Given request
Only the lines from the line with "Emit a web page" through the line with "const firstDay = '2026-01-09';" should be copied, exactly as they appear, with both ends kept.

Provided material
——
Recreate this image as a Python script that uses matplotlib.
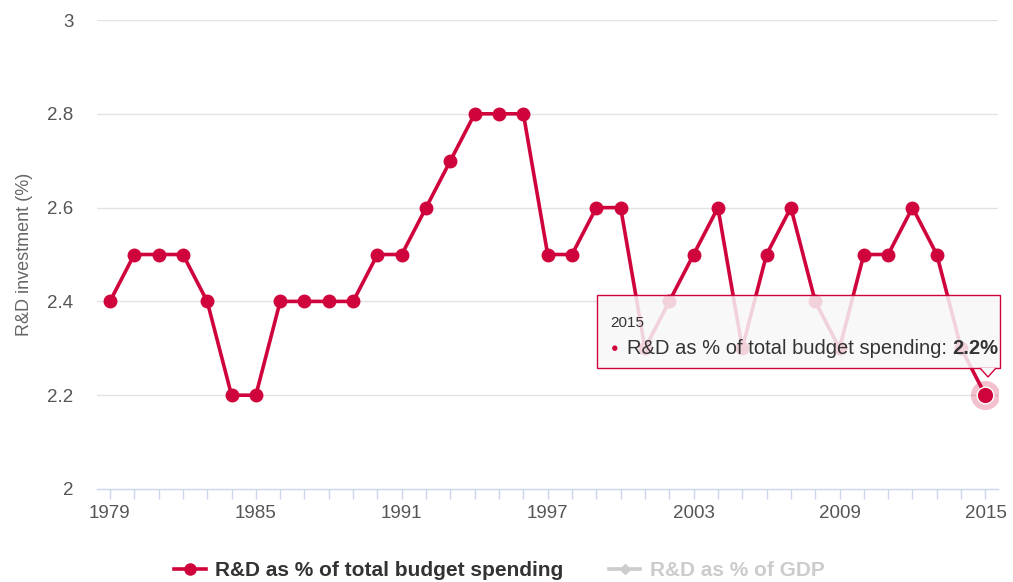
——
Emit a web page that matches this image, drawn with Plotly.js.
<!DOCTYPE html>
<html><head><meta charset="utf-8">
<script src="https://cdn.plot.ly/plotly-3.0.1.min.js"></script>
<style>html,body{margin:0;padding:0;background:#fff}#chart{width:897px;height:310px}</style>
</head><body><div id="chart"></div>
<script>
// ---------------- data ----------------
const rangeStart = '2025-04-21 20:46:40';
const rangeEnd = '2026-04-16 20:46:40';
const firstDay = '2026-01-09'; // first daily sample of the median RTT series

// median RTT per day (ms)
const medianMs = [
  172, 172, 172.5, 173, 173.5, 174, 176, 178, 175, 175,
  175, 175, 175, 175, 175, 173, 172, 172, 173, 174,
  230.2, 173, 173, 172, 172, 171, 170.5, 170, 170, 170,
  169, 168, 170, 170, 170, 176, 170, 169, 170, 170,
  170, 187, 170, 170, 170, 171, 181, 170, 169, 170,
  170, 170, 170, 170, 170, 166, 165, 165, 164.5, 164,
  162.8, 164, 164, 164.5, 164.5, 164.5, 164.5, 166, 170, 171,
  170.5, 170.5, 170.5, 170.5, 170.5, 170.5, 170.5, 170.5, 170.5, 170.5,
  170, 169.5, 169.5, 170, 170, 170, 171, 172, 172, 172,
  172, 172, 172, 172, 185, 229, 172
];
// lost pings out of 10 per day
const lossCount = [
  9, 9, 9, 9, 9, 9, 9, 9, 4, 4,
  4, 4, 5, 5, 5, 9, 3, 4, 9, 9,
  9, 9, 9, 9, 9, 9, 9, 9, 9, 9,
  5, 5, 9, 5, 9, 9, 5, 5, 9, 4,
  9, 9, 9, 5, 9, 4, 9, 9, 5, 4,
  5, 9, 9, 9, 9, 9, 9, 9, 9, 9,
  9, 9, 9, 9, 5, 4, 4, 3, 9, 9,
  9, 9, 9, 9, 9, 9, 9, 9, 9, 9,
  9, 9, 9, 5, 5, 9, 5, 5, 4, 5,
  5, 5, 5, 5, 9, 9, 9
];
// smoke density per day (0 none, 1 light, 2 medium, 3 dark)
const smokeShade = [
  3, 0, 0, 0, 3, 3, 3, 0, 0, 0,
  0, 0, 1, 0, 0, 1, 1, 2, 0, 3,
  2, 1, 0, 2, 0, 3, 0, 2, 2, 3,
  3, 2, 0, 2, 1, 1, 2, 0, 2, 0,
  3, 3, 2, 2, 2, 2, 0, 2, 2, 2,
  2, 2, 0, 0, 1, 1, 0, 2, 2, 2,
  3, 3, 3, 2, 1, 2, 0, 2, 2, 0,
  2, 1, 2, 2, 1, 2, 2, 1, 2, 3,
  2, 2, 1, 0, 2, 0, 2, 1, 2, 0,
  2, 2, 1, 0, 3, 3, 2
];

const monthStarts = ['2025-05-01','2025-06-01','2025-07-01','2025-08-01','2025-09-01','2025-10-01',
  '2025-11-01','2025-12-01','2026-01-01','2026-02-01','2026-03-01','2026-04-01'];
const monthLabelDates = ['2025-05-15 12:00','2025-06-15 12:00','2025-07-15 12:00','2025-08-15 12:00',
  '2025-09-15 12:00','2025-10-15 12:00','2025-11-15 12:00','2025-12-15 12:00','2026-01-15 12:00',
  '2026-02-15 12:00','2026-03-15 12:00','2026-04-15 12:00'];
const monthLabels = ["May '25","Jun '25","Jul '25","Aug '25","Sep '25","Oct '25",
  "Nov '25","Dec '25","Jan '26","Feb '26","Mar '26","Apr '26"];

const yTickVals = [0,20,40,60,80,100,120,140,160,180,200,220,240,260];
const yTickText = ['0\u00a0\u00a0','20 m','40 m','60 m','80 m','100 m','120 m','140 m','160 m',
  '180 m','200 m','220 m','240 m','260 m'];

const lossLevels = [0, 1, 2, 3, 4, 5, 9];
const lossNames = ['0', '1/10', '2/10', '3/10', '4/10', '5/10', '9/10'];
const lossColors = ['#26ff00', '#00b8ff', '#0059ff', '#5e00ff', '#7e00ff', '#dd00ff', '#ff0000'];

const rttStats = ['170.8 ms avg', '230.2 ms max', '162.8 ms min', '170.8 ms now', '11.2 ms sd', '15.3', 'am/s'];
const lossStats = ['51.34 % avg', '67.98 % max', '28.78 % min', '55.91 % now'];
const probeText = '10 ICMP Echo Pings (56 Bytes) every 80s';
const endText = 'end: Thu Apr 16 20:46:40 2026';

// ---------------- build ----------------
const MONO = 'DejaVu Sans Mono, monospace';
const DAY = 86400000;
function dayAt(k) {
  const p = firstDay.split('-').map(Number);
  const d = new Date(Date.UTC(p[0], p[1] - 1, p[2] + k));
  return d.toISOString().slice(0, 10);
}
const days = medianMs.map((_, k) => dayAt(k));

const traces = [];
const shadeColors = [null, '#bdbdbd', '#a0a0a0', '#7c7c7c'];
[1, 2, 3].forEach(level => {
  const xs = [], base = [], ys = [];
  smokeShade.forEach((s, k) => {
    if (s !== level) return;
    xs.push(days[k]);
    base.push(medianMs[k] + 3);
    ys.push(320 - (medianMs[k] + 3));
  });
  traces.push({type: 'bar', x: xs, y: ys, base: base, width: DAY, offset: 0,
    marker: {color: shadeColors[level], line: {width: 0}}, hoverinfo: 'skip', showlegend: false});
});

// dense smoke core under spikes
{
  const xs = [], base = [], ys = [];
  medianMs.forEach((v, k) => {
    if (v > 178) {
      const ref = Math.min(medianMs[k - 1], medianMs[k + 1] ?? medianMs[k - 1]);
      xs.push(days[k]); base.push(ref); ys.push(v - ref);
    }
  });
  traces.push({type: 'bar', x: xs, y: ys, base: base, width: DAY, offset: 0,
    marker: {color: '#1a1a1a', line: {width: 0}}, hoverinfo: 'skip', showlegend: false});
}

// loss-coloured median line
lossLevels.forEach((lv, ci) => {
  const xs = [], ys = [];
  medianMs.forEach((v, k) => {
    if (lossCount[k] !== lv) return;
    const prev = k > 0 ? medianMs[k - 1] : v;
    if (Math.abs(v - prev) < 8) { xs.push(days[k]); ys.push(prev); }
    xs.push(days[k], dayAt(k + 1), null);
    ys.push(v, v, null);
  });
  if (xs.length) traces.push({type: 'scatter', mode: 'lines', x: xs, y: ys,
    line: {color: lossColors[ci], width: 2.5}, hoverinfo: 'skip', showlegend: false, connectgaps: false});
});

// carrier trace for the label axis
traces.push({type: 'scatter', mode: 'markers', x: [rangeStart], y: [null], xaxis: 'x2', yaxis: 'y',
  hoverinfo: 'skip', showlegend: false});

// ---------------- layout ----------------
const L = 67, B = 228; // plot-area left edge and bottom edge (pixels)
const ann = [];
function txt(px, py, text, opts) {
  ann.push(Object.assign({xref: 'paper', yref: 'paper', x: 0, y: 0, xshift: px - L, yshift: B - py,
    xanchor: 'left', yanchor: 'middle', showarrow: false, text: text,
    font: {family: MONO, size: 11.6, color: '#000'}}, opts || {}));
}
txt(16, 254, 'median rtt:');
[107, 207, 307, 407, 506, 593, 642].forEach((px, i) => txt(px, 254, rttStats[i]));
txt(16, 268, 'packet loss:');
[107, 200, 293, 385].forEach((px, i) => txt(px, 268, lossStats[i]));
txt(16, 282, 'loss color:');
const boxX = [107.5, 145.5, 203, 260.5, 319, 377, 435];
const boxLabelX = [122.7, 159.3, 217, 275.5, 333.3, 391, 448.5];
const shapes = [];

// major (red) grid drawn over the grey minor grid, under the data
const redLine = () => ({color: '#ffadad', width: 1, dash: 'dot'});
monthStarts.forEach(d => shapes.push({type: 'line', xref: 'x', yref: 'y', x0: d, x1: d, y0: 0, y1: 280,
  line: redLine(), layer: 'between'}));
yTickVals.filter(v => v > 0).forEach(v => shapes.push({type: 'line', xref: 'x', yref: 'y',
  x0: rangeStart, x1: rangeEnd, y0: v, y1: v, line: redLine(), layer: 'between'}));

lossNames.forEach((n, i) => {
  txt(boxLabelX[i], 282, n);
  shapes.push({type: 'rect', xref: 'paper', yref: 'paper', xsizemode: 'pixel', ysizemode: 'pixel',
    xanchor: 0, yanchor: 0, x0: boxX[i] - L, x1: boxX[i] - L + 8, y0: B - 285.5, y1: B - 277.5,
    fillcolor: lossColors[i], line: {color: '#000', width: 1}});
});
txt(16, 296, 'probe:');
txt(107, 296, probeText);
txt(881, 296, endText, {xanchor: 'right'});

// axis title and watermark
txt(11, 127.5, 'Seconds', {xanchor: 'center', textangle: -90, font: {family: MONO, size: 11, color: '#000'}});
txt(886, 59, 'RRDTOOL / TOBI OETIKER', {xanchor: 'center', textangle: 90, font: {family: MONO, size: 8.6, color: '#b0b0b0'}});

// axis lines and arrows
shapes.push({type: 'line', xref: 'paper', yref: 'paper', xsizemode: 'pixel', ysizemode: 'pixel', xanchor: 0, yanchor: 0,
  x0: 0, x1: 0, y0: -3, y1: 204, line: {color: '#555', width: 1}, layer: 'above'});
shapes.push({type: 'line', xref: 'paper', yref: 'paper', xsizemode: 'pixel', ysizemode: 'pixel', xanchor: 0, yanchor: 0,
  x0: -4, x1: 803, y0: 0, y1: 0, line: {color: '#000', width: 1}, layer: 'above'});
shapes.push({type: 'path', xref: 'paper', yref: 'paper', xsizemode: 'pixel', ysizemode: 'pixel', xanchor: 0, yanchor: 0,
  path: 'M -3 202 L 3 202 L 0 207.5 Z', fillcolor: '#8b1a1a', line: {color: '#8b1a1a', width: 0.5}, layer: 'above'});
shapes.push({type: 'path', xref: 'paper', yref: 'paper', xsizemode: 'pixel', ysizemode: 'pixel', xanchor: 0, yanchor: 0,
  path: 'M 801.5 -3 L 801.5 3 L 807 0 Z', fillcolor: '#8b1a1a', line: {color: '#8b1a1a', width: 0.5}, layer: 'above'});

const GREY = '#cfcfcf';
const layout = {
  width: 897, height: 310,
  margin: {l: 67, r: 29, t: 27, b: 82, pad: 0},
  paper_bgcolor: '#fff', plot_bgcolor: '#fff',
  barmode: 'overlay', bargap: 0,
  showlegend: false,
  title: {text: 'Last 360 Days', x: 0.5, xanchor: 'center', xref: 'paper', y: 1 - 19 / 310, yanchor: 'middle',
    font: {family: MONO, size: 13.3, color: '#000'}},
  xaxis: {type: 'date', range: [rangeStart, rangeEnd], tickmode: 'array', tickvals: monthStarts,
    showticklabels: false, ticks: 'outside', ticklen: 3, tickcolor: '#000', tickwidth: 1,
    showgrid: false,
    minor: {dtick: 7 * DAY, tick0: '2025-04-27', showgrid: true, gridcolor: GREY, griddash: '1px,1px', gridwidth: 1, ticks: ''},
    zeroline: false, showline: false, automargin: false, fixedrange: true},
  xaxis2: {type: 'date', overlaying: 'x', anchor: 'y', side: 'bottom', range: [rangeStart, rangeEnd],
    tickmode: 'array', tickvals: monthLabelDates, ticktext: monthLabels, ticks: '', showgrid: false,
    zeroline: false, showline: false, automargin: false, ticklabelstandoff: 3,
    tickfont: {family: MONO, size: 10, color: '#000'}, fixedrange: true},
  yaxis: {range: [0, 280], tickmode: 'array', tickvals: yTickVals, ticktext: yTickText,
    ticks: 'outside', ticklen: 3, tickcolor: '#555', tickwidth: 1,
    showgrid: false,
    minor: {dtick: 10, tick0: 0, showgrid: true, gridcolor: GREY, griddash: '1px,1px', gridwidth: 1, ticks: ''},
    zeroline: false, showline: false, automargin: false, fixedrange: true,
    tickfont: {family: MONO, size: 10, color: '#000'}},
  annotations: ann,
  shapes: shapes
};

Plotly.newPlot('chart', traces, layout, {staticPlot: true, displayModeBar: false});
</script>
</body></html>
——
Task answer
Emit a web page that matches this image, drawn with Plotly.js.
<!DOCTYPE html>
<html><head><meta charset="utf-8">
<script src="https://cdn.plot.ly/plotly-3.0.1.min.js"></script>
<style>html,body{margin:0;padding:0;background:#fff}#chart{width:897px;height:310px}</style>
</head><body><div id="chart"></div>
<script>
// ---------------- data ----------------
const rangeStart = '2025-04-21 20:46:40';
const rangeEnd = '2026-04-16 20:46:40';
const firstDay = '2026-01-09'; // first daily sample of the median RTT series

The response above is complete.